Q: What does it mean that the visual map of English words “stretches and compresses”?

A: Using network analysis, the researchers placed words close together when they look alike and farther apart when they look different. The result is an uneven visual topology: some regions are compressed—many words share similar mouth shapes—creating dense clusters of look-alikes. Other regions are stretched, where words are visually distinct and easier to identify. Compression leads to more perceptual competitors and increases the chance of error.

Q: How can this visual word map be used to improve Artificial Intelligence and daily video calls?

A: Many transcription systems currently rely primarily on audio, which can fail in noisy or low-quality conditions. Integrating a visual word map into machine-learning models would allow algorithms to analyze a speaker’s face in real time alongside the audio stream. Combining what the system hears with what it sees can reduce ambiguity and improve transcription quality, particularly in challenging environments.

Editorial Notes:

This article was edited by a Neuroscience News editor.
The journal paper was reviewed in full.
Additional context was provided by staff.

About this visual neuroscience research news

Author: Brendan Lynch
Source: University of Kansas
Contact: Brendan Lynch – University of Kansas
Image: The image is credited to Neuroscience News

Original Research: Open access. “The visome: Using cognitive networks to examine lip-reading errors in English words” by Michael S. Vitevitch, Lorin Lachs, Maia B. Flynn, Reid Kelly. DOI: 10.1121/10.0044182

Abstract

The visome: Using cognitive networks to examine lip-reading errors in English words

This study applies network science to examine how English words appear visually when spoken rather than how they sound.
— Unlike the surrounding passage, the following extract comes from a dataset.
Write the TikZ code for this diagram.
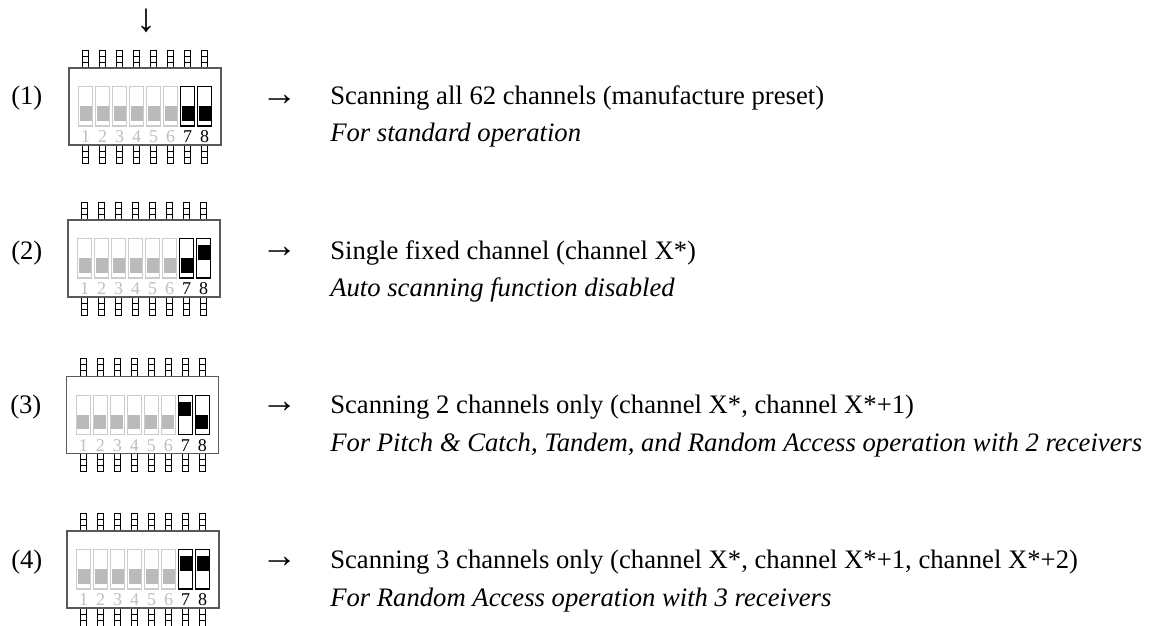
\documentclass[tikz,border=0pt]{standalone}
\usepackage{fontspec}
\setmainfont{Liberation Serif}
\tikzset{
 x=0.75pt,y=-0.75pt,
 chipbody/.style={draw=black!65,line width=0.9pt,fill=white},
 pinbox/.style={draw=black,line width=0.6pt,fill=white},
 onsw/.style={draw=black,line width=0.9pt,fill=white},
 offsw/.style={draw=black!20,line width=0.9pt,fill=white},
 onfill/.style={fill=black},
 offfill/.style={fill=black!27},
 lab/.style={font=\fontsize{20pt}{24pt}\selectfont,anchor=base west,inner sep=0pt},
 ilab/.style={lab,font=\fontsize{20pt}{24pt}\selectfont\itshape},
 arr/.style={lab,font=\fontsize{27pt}{27pt}\selectfont},
 numon/.style={font=\fontsize{13.5pt}{16pt}\selectfont,text=black,inner sep=0pt},
 numoff/.style={font=\fontsize{13.5pt}{16pt}\selectfont,text=black!25,inner sep=0pt},
}
\newcommand{\chipat}[4]{%
 \begin{scope}[shift={(#1,#2)}]
 \foreach \i in {0,...,7}{
  \pgfmathsetmacro{\px}{16.7+17*\i}
  \foreach \yy in {-18,-12,-6,77,83,89}{
   \draw[pinbox] (\px-3,\yy) rectangle (\px+3,\yy+6);
  }
 }
 \draw[chipbody] (0,0) rectangle (152,77);
 \foreach \i/\nm in {0/1,1/2,2/3,3/4,4/5,5/6}{
  \pgfmathsetmacro{\sx}{9.7+17*\i}
  \draw[offsw] (\sx,18.5) rectangle (\sx+14,58);
  \fill[offfill] (\sx+1,38) rectangle (\sx+13,52.5);
  \node[numoff] at (\sx+7,68.5) {\nm};
 }
 \draw[onsw] (111.7,18.5) rectangle (125.7,58);
 \fill[onfill] (112.7,#3) rectangle (124.7,#3+14.5);
 \node[numon] at (118.7,68.5) {7};
 \draw[onsw] (128.7,18.5) rectangle (142.7,58);
 \fill[onfill] (129.7,#4) rectangle (141.7,#4+14.5);
 \node[numon] at (135.7,68.5) {8};
 \end{scope}
}
\begin{document}
\begin{tikzpicture}
\useasboundingbox (0,0) rectangle (1156,625);
\fill[white] (0,0) rectangle (1156,625);
\node[inner sep=0pt,font=\fontsize{30pt}{30pt}\selectfont] (dn) at (146,21) {↓};
\chipat{69}{68}{38}{38}
\chipat{68}{220}{38}{25}
\chipat{66.7}{376.7}{25}{38}
\chipat{67}{531}{25}{25}
\node[lab] (n1) at (11,104) {(1)};
\node[lab] (n2) at (11,259) {(2)};
\node[lab] (n3) at (10,413) {(3)};
\node[lab] (n4) at (11,568) {(4)};
\node[arr] (a1) at (261,105) {→};
\node[arr] (a2) at (261,257) {→};
\node[arr] (a3) at (261,412) {→};
\node[arr] (a4) at (261,567) {→};
\node[lab] (t1) at (330,104) {Scanning all 62 channels (manufacture preset)};
\node[ilab] (s1) at (330,141) {For standard operation};
\node[lab] (t2) at (330,259) {Single fixed channel (channel X*)};
\node[ilab] (s2) at (330,296.5) {Auto scanning function disabled};
\node[lab] (t3) at (330,413) {Scanning 2 channels only (channel X*, channel X*+1)};
\node[ilab] (s3) at (330,451) {For Pitch \& Catch, Tandem, and Random Access operation with 2 receivers};
\node[lab] (t4) at (330,568) {Scanning 3 channels only (channel X*, channel X*+1, channel X*+2)};
\node[ilab] (s4) at (330,606) {For Random Access operation with 3 receivers};
\end{tikzpicture}
\end{document}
The researchers built a visome—a network of visual word representations—and compared its structure to a phonological network at three levels: macro (whole network), meso (subsets of nodes), and micro (individual nodes). The goal was to determine how visome structure affects lip-reading performance.

Conventional psycholinguistic measures and network metrics were analyzed alongside two databases of lip-reading errors. Results showed that lip-reading errors often occur more frequently than the intended target words within these datasets.

Target words frequently had uniqueness points that emerged after the end of the word, indicating many words are visually embedded within others in the visome. Words vary in the number of viseme twins they possess—words that look identical when spoken—and those with many twins are lip-read less accurately.

Similarly, words with many viseme neighbors—ones related by addition, deletion, or substitution of a viseme—are also harder to identify visually. Errors tended to fall within the same community as the target word rather than in a different community. The authors conclude that network analysis offers valuable tools for advancing research on lip-reading and for developing applications to assist people who rely on visual speech cues.